Trados Studio 2015 Workshop for Beginners in San Francisco

I will be teaching a full-day, beginner level Trados Studio 2015 workshop in San Francisco on November 14th. For registration and additional info, see the NCTA website. If you have any questions about the content of the workshop, feel free to contact me directly. We don’t organize these workshops that often anymore, so if you want to learn the basics of Trados Studio in an encouraging and friendly workshop environment, this is your chance. Don’t miss it.

I will also give a presentation at the ATA Conference in Miami on November 6th. The topic is Termbases and Term Recognition: The Next Best Thing in Trados Studio. For details, click here.

Simple Terminology Check

I was translating a large software project the other day and noticed at one point that I had mixed up the translations for words like file, folder and directory. Don’t ask me how that happened but by the time I noticed this the incorrect translations were all over the place and it would have been a time-consuming task to locate them individually since these terms were in almost every other segment. So I decided to utilize the QA checker to find the incorrect translations. This was easy to do with the Regular Expressions function, and the good news is that you don’t need to know or use any regular expressions to do this.

Go to Project Settings and select Verification > QA Checker > Regular Expressions. Select the Search regular expressions check box, if not already selected. Type a brief description or a name in the Description field. This is just for your own information. In this example we are trying to locate all segments where the word “file” is in the source but the Finnish translation does not include the matching term “tiedosto”, so as a description we can just use the word “File”. Type the source language word (“file”) in the RegEx source field and the target language word (“tiedosto”) in the RegEx target field. For the Condition, select Report if source matches but not the target from the pull-down menu. To save the search settings, click Action and select Add item. Create similar searches for other terms, as needed. That’s it and you can then close the dialog box by clicking OK.

simple_term_check

Figure 1. Settings for a search for segments where the source text includes “file” but the target doesn’t include the matching translation “tiedosto”. Note the other similar searches for term pairs “database/tietokan” and “directory/hakemisto” below the “file/tiedosto” search.

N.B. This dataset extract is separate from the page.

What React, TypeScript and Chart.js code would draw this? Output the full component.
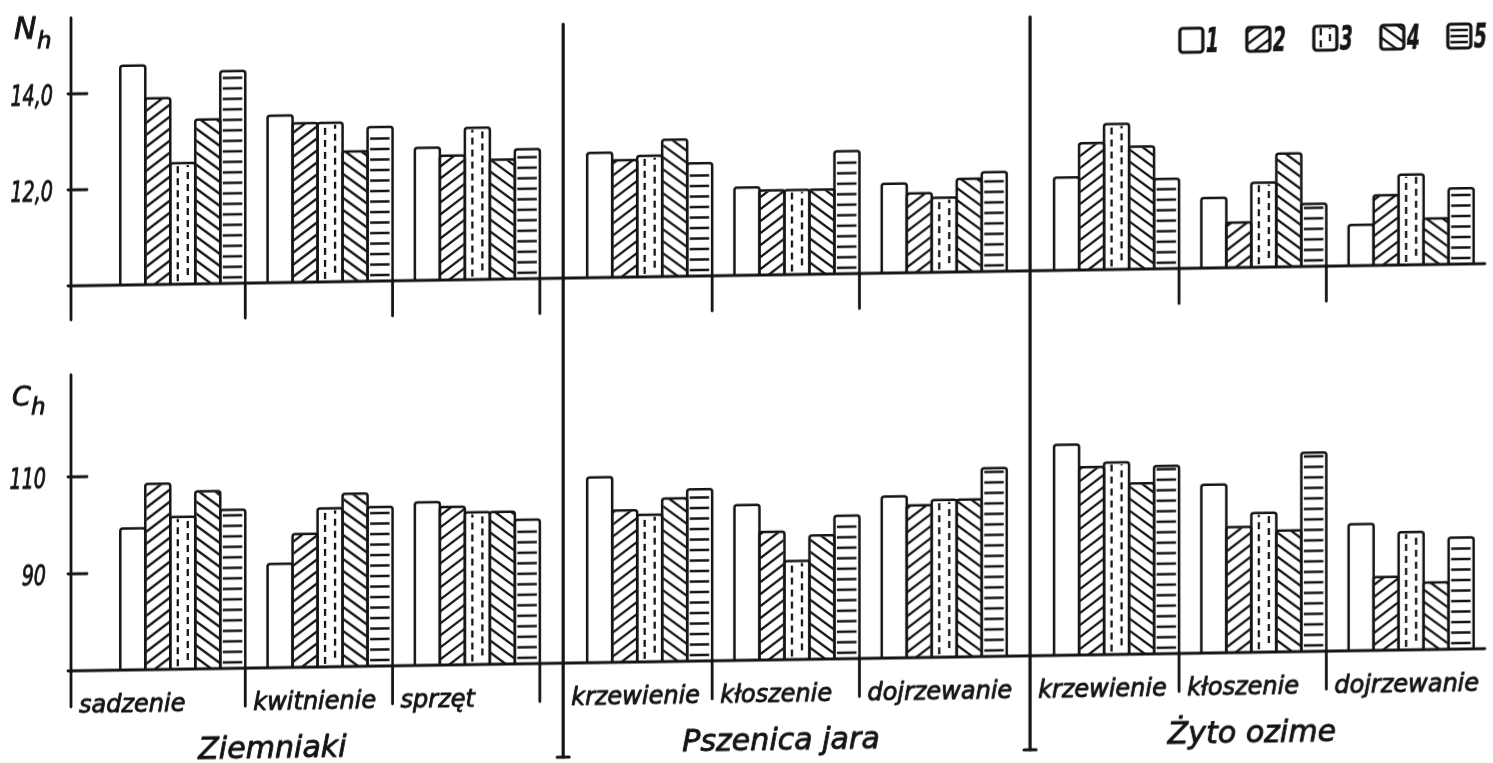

When you run the Verification (F8), all segments where the source includes the term “file” but the target doesn’t include “tiedosto” will be flagged in the verification results. It worked beautifully in my case, and I had fixed the problems in less than 5 minutes. Another nice thing with this method is that it works well even with Finnish because you can just use the Finnish word stem without having to worry about the various endings the word might have in the text.

There were a few false positives caused by words like profile (the matching translation would be profiili). These were easy to skip while going through the verification results since there weren’t many of them. However, it’s also possible to fine-tune the search with the help of “real” regular expressions to look for exact matches only, if needed. You can also run the check in the opposite direction for extra security by using the Report if target matches but not the source option.